- [Exercise brief]
Omit pictures and quote the listing below line by line, from its start through the line that holds "d3.scaleLinear().domain([0, 2.5]).range([plotBottom, plotTop]);".

++++ Supplied material ++++

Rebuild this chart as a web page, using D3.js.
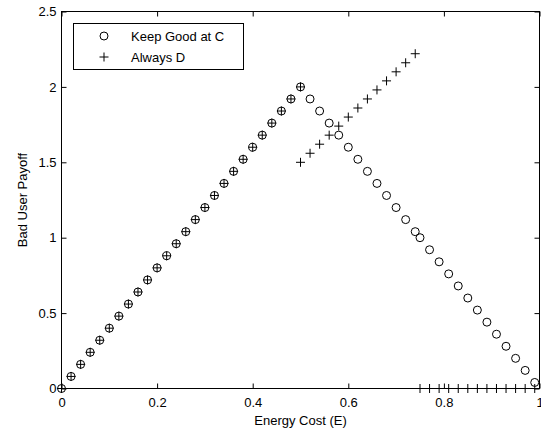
<!DOCTYPE html>
<html>
<head>
<meta charset="utf-8">
<script src="https://cdn.jsdelivr.net/npm/d3@7"></script>
<style>
  body { margin: 0; background: #fff; }
  text { font-family: "Liberation Sans", Arial, sans-serif; }
  .axis path { display: none; }
  .axis line { stroke: #000; }
  .axis text { font-size: 13px; fill: #000; font-family: "Liberation Sans", Arial, sans-serif; }
</style>
</head>
<body>
<div id="chart-area"></div>
<script>
// Keep Good at C (circles)
const goodX = [0, 0.02, 0.04, 0.06, 0.08, 0.1, 0.12, 0.14, 0.16, 0.18, 0.2, 0.22, 0.24,
  0.26, 0.28, 0.3, 0.32, 0.34, 0.36, 0.38, 0.4, 0.42, 0.44, 0.46, 0.48, 0.5,
  0.52, 0.54, 0.56, 0.58, 0.6, 0.62, 0.64, 0.66, 0.68, 0.7, 0.72, 0.74,
  0.75, 0.77, 0.79, 0.81, 0.83, 0.85, 0.87, 0.89, 0.91, 0.93, 0.95, 0.97, 0.99];
const goodY = [0, 0.08, 0.16, 0.24, 0.32, 0.4, 0.48, 0.56, 0.64, 0.72, 0.8, 0.88, 0.96,
  1.04, 1.12, 1.2, 1.28, 1.36, 1.44, 1.52, 1.6, 1.68, 1.76, 1.84, 1.92, 2.0,
  1.92, 1.84, 1.76, 1.68, 1.6, 1.52, 1.44, 1.36, 1.28, 1.2, 1.12, 1.04,
  1.0, 0.92, 0.84, 0.76, 0.68, 0.6, 0.52, 0.44, 0.36, 0.28, 0.2, 0.12, 0.04];

// Always D (plus signs)
const alwaysX = [0, 0.02, 0.04, 0.06, 0.08, 0.1, 0.12, 0.14, 0.16, 0.18, 0.2, 0.22, 0.24,
  0.26, 0.28, 0.3, 0.32, 0.34, 0.36, 0.38, 0.4, 0.42, 0.44, 0.46, 0.48, 0.5,
  0.5, 0.52, 0.54, 0.56, 0.58, 0.6, 0.62, 0.64, 0.66, 0.68, 0.7, 0.72, 0.74,
  0.75, 0.77, 0.79, 0.81, 0.83, 0.85, 0.87, 0.89, 0.91, 0.93, 0.95, 0.97, 0.99];
const alwaysY = [0, 0.08, 0.16, 0.24, 0.32, 0.4, 0.48, 0.56, 0.64, 0.72, 0.8, 0.88, 0.96,
  1.04, 1.12, 1.2, 1.28, 1.36, 1.44, 1.52, 1.6, 1.68, 1.76, 1.84, 1.92, 2.0,
  1.5, 1.56, 1.62, 1.68, 1.74, 1.8, 1.86, 1.92, 1.98, 2.04, 2.1, 2.16, 2.22,
  0, 0, 0, 0, 0, 0, 0, 0, 0, 0, 0, 0, 0];

const xTicks = [0, 0.2, 0.4, 0.6, 0.8, 1];
const yTicks = [0, 0.5, 1, 1.5, 2, 2.5];
const seriesNames = ["Keep Good at C", "Always D"];

const plotLeft = 61.5, plotRight = 539.5, plotTop = 11.5, plotBottom = 388.5;

const x = d3.scaleLinear().domain([0, 1]).range([plotLeft, plotRight]);
const y = d3.scaleLinear().domain([0, 2.5]).range([plotBottom, plotTop]);

const svg = d3.select('#chart-area').append('svg')
  .attr('width', 541)
  .attr('height', 430);

// inward ticks on all four sides
svg.append('g').attr('class', 'axis')
  .attr('transform', `translate(0,${plotBottom})`)
  .call(d3.axisBottom(x).tickValues(xTicks).tickFormat(d3.format('')).tickSize(-5).tickPadding(9));
svg.append('g').attr('class', 'axis')
  .attr('transform', `translate(0,${plotTop})`)
  .call(d3.axisTop(x).tickValues(xTicks).tickFormat('').tickSize(-5));
svg.append('g').attr('class', 'axis')
  .attr('transform', `translate(${plotLeft},0)`)
  .call(d3.axisLeft(y).tickValues(yTicks).tickFormat(d3.format('')).tickSize(-5).tickPadding(5));
svg.append('g').attr('class', 'axis')
  .attr('transform', `translate(${plotRight},0)`)
  .call(d3.axisRight(y).tickValues(yTicks).tickFormat('').tickSize(-5));

svg.append('rect')
  .attr('x', plotLeft).attr('y', plotTop)
  .attr('width', plotRight - plotLeft).attr('height', plotBottom - plotTop)
  .attr('fill', 'none').attr('stroke', '#000');

// markers
svg.selectAll('circle.good')
  .data(goodX)
  .enter().append('circle')
    .attr('class', 'good')
    .attr('cx', d => x(d))
    .attr('cy', (d, i) => y(goodY[i]))
    .attr('r', 4)
    .attr('fill', 'none')
    .attr('stroke', '#000');

const plus = 'M-4.5,0H4.5M0,-4.5V4.5';
svg.selectAll('path.always')
  .data(alwaysX)
  .enter().append('path')
    .attr('class', 'always')
    .attr('d', plus)
    .attr('transform', (d, i) => `translate(${x(d)},${y(alwaysY[i])})`)
    .attr('stroke', '#000');

// axis titles
svg.append('text')
  .attr('x', (plotLeft + plotRight) / 2).attr('y', 425)
  .attr('text-anchor', 'middle').attr('font-size', 13)
  .text('Energy Cost (E)');
svg.append('text')
  .attr('transform', `translate(27,${(plotTop + plotBottom) / 2}) rotate(-90)`)
  .attr('text-anchor', 'middle').attr('font-size', 13)
  .text('Bad User Payoff');

// legend
const legend = svg.append('g');
legend.append('rect')
  .attr('x', 73.5).attr('y', 23.5).attr('width', 170).attr('height', 46)
  .attr('fill', '#fff').attr('stroke', '#000');
legend.append('circle')
  .attr('cx', 104).attr('cy', 36).attr('r', 4)
  .attr('fill', 'none').attr('stroke', '#000');
legend.append('path')
  .attr('d', plus).attr('transform', 'translate(104,57)')
  .attr('stroke', '#000');
legend.selectAll('text')
  .data(seriesNames)
  .enter().append('text')
    .attr('x', 131)
    .attr('y', (d, i) => 41 + i * 21)
    .attr('font-size', 13)
    .text(d => d);
</script>
</body>
</html>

++++

- [Task output]
Rebuild this chart as a web page, using D3.js.
<!DOCTYPE html>
<html>
<head>
<meta charset="utf-8">
<script src="https://cdn.jsdelivr.net/npm/d3@7"></script>
<style>
  body { margin: 0; background: #fff; }
  text { font-family: "Liberation Sans", Arial, sans-serif; }
  .axis path { display: none; }
  .axis line { stroke: #000; }
  .axis text { font-size: 13px; fill: #000; font-family: "Liberation Sans", Arial, sans-serif; }
</style>
</head>
<body>
<div id="chart-area"></div>
<script>
// Keep Good at C (circles)
const goodX = [0, 0.02, 0.04, 0.06, 0.08, 0.1, 0.12, 0.14, 0.16, 0.18, 0.2, 0.22, 0.24,
  0.26, 0.28, 0.3, 0.32, 0.34, 0.36, 0.38, 0.4, 0.42, 0.44, 0.46, 0.48, 0.5,
  0.52, 0.54, 0.56, 0.58, 0.6, 0.62, 0.64, 0.66, 0.68, 0.7, 0.72, 0.74,
  0.75, 0.77, 0.79, 0.81, 0.83, 0.85, 0.87, 0.89, 0.91, 0.93, 0.95, 0.97, 0.99];
const goodY = [0, 0.08, 0.16, 0.24, 0.32, 0.4, 0.48, 0.56, 0.64, 0.72, 0.8, 0.88, 0.96,
  1.04, 1.12, 1.2, 1.28, 1.36, 1.44, 1.52, 1.6, 1.68, 1.76, 1.84, 1.92, 2.0,
  1.92, 1.84, 1.76, 1.68, 1.6, 1.52, 1.44, 1.36, 1.28, 1.2, 1.12, 1.04,
  1.0, 0.92, 0.84, 0.76, 0.68, 0.6, 0.52, 0.44, 0.36, 0.28, 0.2, 0.12, 0.04];

// Always D (plus signs)
const alwaysX = [0, 0.02, 0.04, 0.06, 0.08, 0.1, 0.12, 0.14, 0.16, 0.18, 0.2, 0.22, 0.24,
  0.26, 0.28, 0.3, 0.32, 0.34, 0.36, 0.38, 0.4, 0.42, 0.44, 0.46, 0.48, 0.5,
  0.5, 0.52, 0.54, 0.56, 0.58, 0.6, 0.62, 0.64, 0.66, 0.68, 0.7, 0.72, 0.74,
  0.75, 0.77, 0.79, 0.81, 0.83, 0.85, 0.87, 0.89, 0.91, 0.93, 0.95, 0.97, 0.99];
const alwaysY = [0, 0.08, 0.16, 0.24, 0.32, 0.4, 0.48, 0.56, 0.64, 0.72, 0.8, 0.88, 0.96,
  1.04, 1.12, 1.2, 1.28, 1.36, 1.44, 1.52, 1.6, 1.68, 1.76, 1.84, 1.92, 2.0,
  1.5, 1.56, 1.62, 1.68, 1.74, 1.8, 1.86, 1.92, 1.98, 2.04, 2.1, 2.16, 2.22,
  0, 0, 0, 0, 0, 0, 0, 0, 0, 0, 0, 0, 0];

const xTicks = [0, 0.2, 0.4, 0.6, 0.8, 1];
const yTicks = [0, 0.5, 1, 1.5, 2, 2.5];
const seriesNames = ["Keep Good at C", "Always D"];

const plotLeft = 61.5, plotRight = 539.5, plotTop = 11.5, plotBottom = 388.5;

const x = d3.scaleLinear().domain([0, 1]).range([plotLeft, plotRight]);
const y = d3.scaleLinear().domain([0, 2.5]).range([plotBottom, plotTop]);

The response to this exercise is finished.